My initial reactions really aren't positive. With the new Metro interface, I really got the impression that it probably works well on a tablet, but it's a big hindrance on a workstation. Everything jumps to full screen mode. There's no obvious way to close programs. Solitaire doesn't work in a remote desktop session. How the hell do you break Solitaire??

The interface seems to randomly jump back to the old style now and then, depending on what program you run, but it's still missing any sort of traditional start menu to run other programs.

I found that there was a general lack of tool tips on icons so I had no idea what they did, and right-clicking stuff never seemed to do anything of value. I guess you can't right-click with your finger on a touchscreen, so they just didn't bother with it.

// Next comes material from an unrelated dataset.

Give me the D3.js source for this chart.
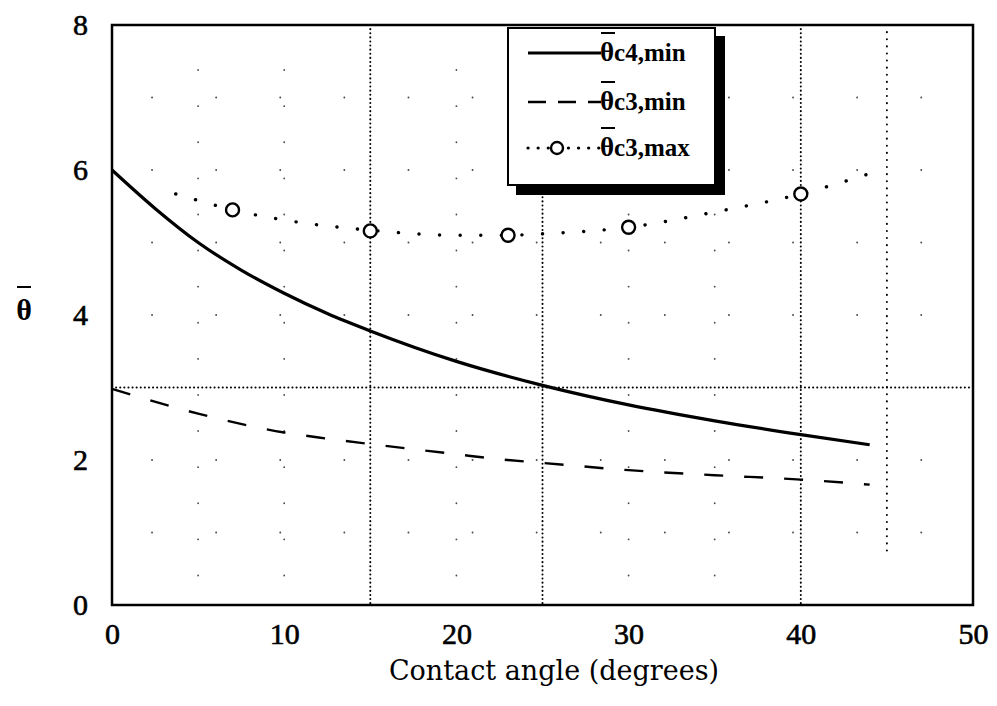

Overall, I'm really quite disappointed. I understand the convergence of operating systems between phones and tablets. Apple did it, and Google did it, and it makes sense.

Converging the desktop interface just doesn't make any sense at all though. I mean... why do I need to keep hitting the Windows key to get out of programs? Why can't I just click on the other window to go do something there... besides the fact that there seems to be no other windows.

I know this is just a preview and there could be major changes coming. I HOPE there are major changes coming. Otherwise I suppose it'll be Windows 7 for the next generation for me. Why not? I'm still running Windows XP at work.